I am quite the sucker for a good pork tenderloin recipe. I often forget about this healthy meat option when planning meals, but then I end up kicking myself once I remember how delicious it is. What I love about it is its versatility, you can dress it up for company or prepare it for an easy weeknight dinner. I personally think that this recipe could serve you both ways. It is fancy enough to entertain with and easy enough to prepare during the week.
Sometimes I get cravings for a comforting meal–you know meat and potatoes fare. I served this with a baked potato and a veggie and it was perfect. Blair and I made this together after walking over to our town’s elementary school to vote. I didn’t even prep anything and it came together so quickly. The meal has a very rustic feel to it with the addition of the fresh sage. The meat turned out juicy and the maple mustard pan sauce was outstanding. It was sweet and tangy and complemented the sage so well. Don’t you love when meals turn out to be way better than you expected?! This was exactly the case with this pork tenderloin.

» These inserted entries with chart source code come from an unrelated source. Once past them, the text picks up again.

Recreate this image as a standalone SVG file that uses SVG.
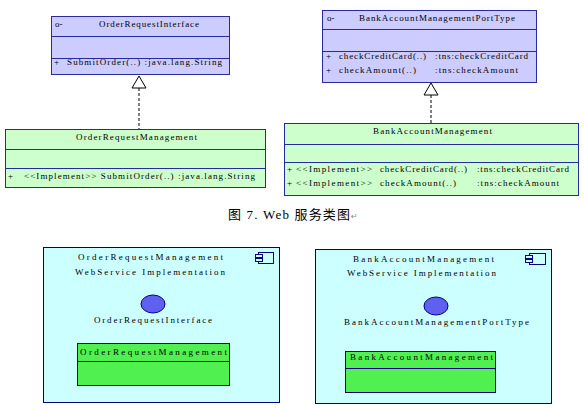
<svg xmlns="http://www.w3.org/2000/svg" width="584" height="410" viewBox="0 0 584 410">
<style>
.bg{fill:#ffffff}
.iface{fill:#ccccff;stroke:#2a2aa0;stroke-width:1}
.impl{fill:#ccffcc;stroke:#2a2aa0;stroke-width:1}
.sep{stroke:#2a2aa0;stroke-width:1}
.comp{fill:#ccffff;stroke:#000080;stroke-width:1}
.inner{fill:#50f050;stroke:#000080;stroke-width:1}
.ball{fill:#6060f0;stroke:#000080;stroke-width:1}
.icon{fill:#ccffff;stroke:#000080;stroke-width:1}
.t{font-family:"Liberation Serif","DejaVu Serif",serif;font-size:9px;fill:#000}
.cap{font-family:"Liberation Serif","Noto Sans CJK SC",serif;font-size:13px;fill:#000}
.conn{stroke:#000;stroke-width:1;fill:none}
.dash{stroke-dasharray:3,2}
.tri{fill:#fff;stroke:#000;stroke-width:1}
</style>
<rect class="bg" x="0" y="0" width="584" height="410"/>

<g id="OrderRequestInterface">
<rect class="iface" x="51.5" y="16.5" width="178" height="58"/>
<line class="sep" x1="51.5" y1="36.5" x2="229.5" y2="36.5"/>
<line class="sep" x1="51.5" y1="58.5" x2="229.5" y2="58.5"/>
<text class="t" x="55" y="27">o-</text>
<text class="t" x="99" y="27" textLength="100" lengthAdjust="spacing">OrderRequestInterface</text>
<text class="t" x="54" y="65">+</text>
<text class="t" x="67" y="65" textLength="155" lengthAdjust="spacing">SubmitOrder(..)  :java.lang.String</text>
</g>

<g id="OrderRequestManagement">
<rect class="impl" x="5.5" y="129.5" width="260" height="58"/>
<line class="sep" x1="5.5" y1="149.5" x2="265.5" y2="149.5"/>
<line class="sep" x1="5.5" y1="168.5" x2="265.5" y2="168.5"/>
<text class="t" x="76" y="140" textLength="121" lengthAdjust="spacing">OrderRequestManagement</text>
<text class="t" x="8" y="179">+</text>
<text class="t" x="24" y="179" textLength="231" lengthAdjust="spacing">&lt;&lt;Implement&gt;&gt;  SubmitOrder(..)  :java.lang.String</text>
</g>

<g id="BankAccountManagementPortType">
<rect class="iface" x="322.5" y="10.5" width="214" height="72"/>
<line class="sep" x1="322.5" y1="29.5" x2="536.5" y2="29.5"/>
<line class="sep" x1="322.5" y1="51.5" x2="536.5" y2="51.5"/>
<text class="t" x="327" y="21">o-</text>
<text class="t" x="359" y="21" textLength="156" lengthAdjust="spacing">BankAccountManagementPortType</text>
<text class="t" x="326" y="59">+</text>
<text class="t" x="339" y="59" textLength="87" lengthAdjust="spacing">checkCreditCard(..)</text>
<text class="t" x="435" y="59" textLength="93" lengthAdjust="spacing">:tns:checkCreditCard</text>
<text class="t" x="326" y="73">+</text>
<text class="t" x="339" y="73" textLength="77" lengthAdjust="spacing">checkAmount(..)</text>
<text class="t" x="435" y="73" textLength="83" lengthAdjust="spacing">:tns:checkAmount</text>
</g>

<g id="BankAccountManagement">
<rect class="impl" x="284.5" y="123.5" width="294" height="72"/>
<line class="sep" x1="284.5" y1="144.5" x2="578.5" y2="144.5"/>
<line class="sep" x1="284.5" y1="162.5" x2="578.5" y2="162.5"/>
<text class="t" x="373" y="134" textLength="119" lengthAdjust="spacing">BankAccountManagement</text>
<text class="t" x="287" y="172">+</text>
<text class="t" x="296" y="172" textLength="76" lengthAdjust="spacing">&lt;&lt;Implement&gt;&gt;</text>
<text class="t" x="380" y="172" textLength="87" lengthAdjust="spacing">checkCreditCard(..)</text>
<text class="t" x="477" y="172" textLength="92" lengthAdjust="spacing">:tns:checkCreditCard</text>
<text class="t" x="287" y="186">+</text>
<text class="t" x="296" y="186" textLength="76" lengthAdjust="spacing">&lt;&lt;Implement&gt;&gt;</text>
<text class="t" x="380" y="186" textLength="76" lengthAdjust="spacing">checkAmount(..)</text>
<text class="t" x="477" y="186" textLength="82" lengthAdjust="spacing">:tns:checkAmount</text>
</g>

<g id="connectors">
<line class="conn dash" x1="139" y1="88" x2="139" y2="129"/>
<polygon class="tri" points="139,76 132,88 146,88"/>
<line class="conn dash" x1="431" y1="95" x2="431" y2="123"/>
<polygon class="tri" points="431,83 424,95 438,95"/>
</g>

<g id="caption">
<text class="cap" x="228" y="219" textLength="122" lengthAdjust="spacing">图 7. Web 服务类图</text>
<text x="351" y="219" style="font-family:'DejaVu Sans',sans-serif;font-size:8px;fill:#888">↵</text>
</g>

<g id="OrderRequestManagementService">
<rect class="comp" x="43.5" y="247.5" width="236" height="155"/>
<rect class="icon" x="258.5" y="252.5" width="15" height="11"/>
<rect class="icon" x="255.5" y="254.5" width="7" height="3"/>
<rect class="icon" x="255.5" y="258.5" width="7" height="3"/>
<text class="t" x="78" y="260" textLength="145" lengthAdjust="spacing">OrderRequestManagement</text>
<text class="t" x="75" y="275" textLength="150" lengthAdjust="spacing">WebService Implementation</text>
<ellipse class="ball" cx="153" cy="304" rx="12" ry="9"/>
<text class="t" x="94" y="323" textLength="118" lengthAdjust="spacing">OrderRequestInterface</text>
<rect class="inner" x="77.5" y="343.5" width="152" height="42"/>
<line class="sep" x1="77.5" y1="361.5" x2="229.5" y2="361.5" style="stroke:#000080"/>
<text class="t" x="80" y="355" textLength="147" lengthAdjust="spacing">OrderRequestManagement</text>
</g>

<g id="BankAccountManagementService">
<rect class="comp" x="315.5" y="249.5" width="236" height="154"/>
<rect class="icon" x="529.5" y="253.5" width="16" height="11"/>
<rect class="icon" x="525.5" y="255.5" width="7" height="3"/>
<rect class="icon" x="525.5" y="259.5" width="7" height="3"/>
<text class="t" x="353" y="262" textLength="141" lengthAdjust="spacing">BankAccountManagement</text>
<text class="t" x="347" y="276" textLength="149" lengthAdjust="spacing">WebService Implementation</text>
<ellipse class="ball" cx="436" cy="306" rx="12" ry="9"/>
<text class="t" x="344" y="325" textLength="185" lengthAdjust="spacing">BankAccountManagementPortType</text>
<rect class="inner" x="345.5" y="351.5" width="150" height="41"/>
<line class="sep" x1="345.5" y1="368.5" x2="495.5" y2="368.5" style="stroke:#000080"/>
<text class="t" x="350" y="360" textLength="143" lengthAdjust="spacing">BankAccountManagement</text>
</g>
</svg>
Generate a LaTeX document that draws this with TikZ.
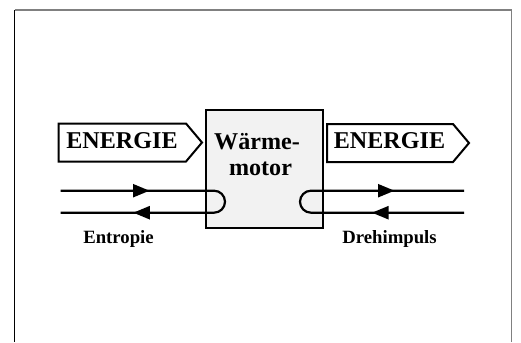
\documentclass[tikz,border=0pt]{standalone}
\usepackage{fontspec}
\setmainfont{Liberation Serif}
\usetikzlibrary{arrows.meta}
\tikzset{
  energy/.style={draw, line width=2bp, line join=miter},
  bigtxt/.style={font=\fontsize{24.2}{27}\selectfont\bfseries, inner sep=0pt, anchor=base},
  smalltxt/.style={font=\fontsize{18.8}{21}\selectfont\bfseries, inner sep=0pt, anchor=base},
  flow/.style={line width=2.2bp},
  tipR/.style={line width=2.2bp, -{Triangle[length=16.5bp,width=13bp]}},
}
\begin{document}
\begin{tikzpicture}[x=1bp,y=-1bp]
\useasboundingbox (0,0) rectangle (521,342);
% frame
\draw[black, line width=1.1bp] (14.5,10) -- (14.5,342);
\draw[gray, line width=1.5bp] (14.5,10) -- (511.7,10) -- (511.7,342);
% motor box
\node[draw, line width=2bp, fill=gray!10, minimum width=117.5bp, minimum height=118bp, inner sep=0pt] (motor) at (264.25,169) {};
\node[bigtxt] (w1) at (257,149) {Wärme-};
\node[bigtxt] (w2) at (260.5,175.5) {motor};
% energy arrows
\draw[energy] (58.5,123.5) -- (186,123.5) -- (202,142.5) -- (186,161.5) -- (58.5,161.5) -- cycle;
\node[bigtxt] (eL) at (122,148.5) {ENERGIE};
\draw[energy] (327,124) -- (453,124) -- (469,143) -- (453,162) -- (327,162) -- cycle;
\node[bigtxt] (eR) at (389.5,148.5) {ENERGIE};
% entropy loop
\coordinate (a1) at (60.5,190.7);
\coordinate (a2) at (214,190.7);
\coordinate (a3) at (60.5,212.7);
\coordinate (a1t) at (149.5,190.7);
\coordinate (a3t) at (133.3,212.7);
\draw[flow] (a1) -- (a2) arc (90:-90:11bp) -- (a3);
\draw[tipR] (a1) -- (a1t);
\draw[tipR] (a2 |- a3) -- (a3t);
% angular momentum loop
\coordinate (b1) at (464,190.7);
\coordinate (b2) at (311,190.7);
\coordinate (b3) at (464,212.7);
\coordinate (b1t) at (394.5,190.7);
\coordinate (b3t) at (372,212.7);
\draw[flow] (b1) -- (b2) arc (90:270:11bp) -- (b3);
\draw[tipR] (b2) -- (b1t);
\draw[tipR] (b3) -- (b3t);
% labels
\node[smalltxt] (lE) at (118.5,243) {Entropie};
\node[smalltxt] (lD) at (389.5,243) {Drehimpuls};
\end{tikzpicture}
\end{document}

Maple Mustard Pork Tenderloin
3 tablespoons Dijon mustard, divided
1/2 teaspoon kosher salt
1/2 teaspoon freshly ground pepper
1 pound pork tenderloin, trimmed
2 teaspoons canola oil
1/4 cup cider vinegar
2 tablespoons maple syrup
1 1/2 teaspoons chopped fresh sage
What you’ll do:
Preheat oven to 425°F. In a small bowl, combine 1 tablespoon mustard, salt and pepper; rub all over pork. Heat oil in a large ovenproof skillet over medium-high heat. Add pork and brown on all sides, 3 to 5 minutes. Transfer the pan to the oven and roast until an instant-read thermometer inserted in the center registers 145°F, about 15 minutes. Transfer to a cutting board, tent with foil, and let rest for 5 minutes.
Place the skillet over medium-high heat (take care, the handle will still be hot), add vinegar to deglaze the pan, bring to a boil, scrape up any browned bits with a wooden spoon, for about 30 seconds. Whisk in maple syrup and the remaining 2 tablespoons mustard; bring to a boil, reduce heat to a simmer and cook until the sauce is thickened, about 5 minutes.
Slice the pork. Add any accumulated juices to the sauce along with sage. Serve the pork topped with the sauce.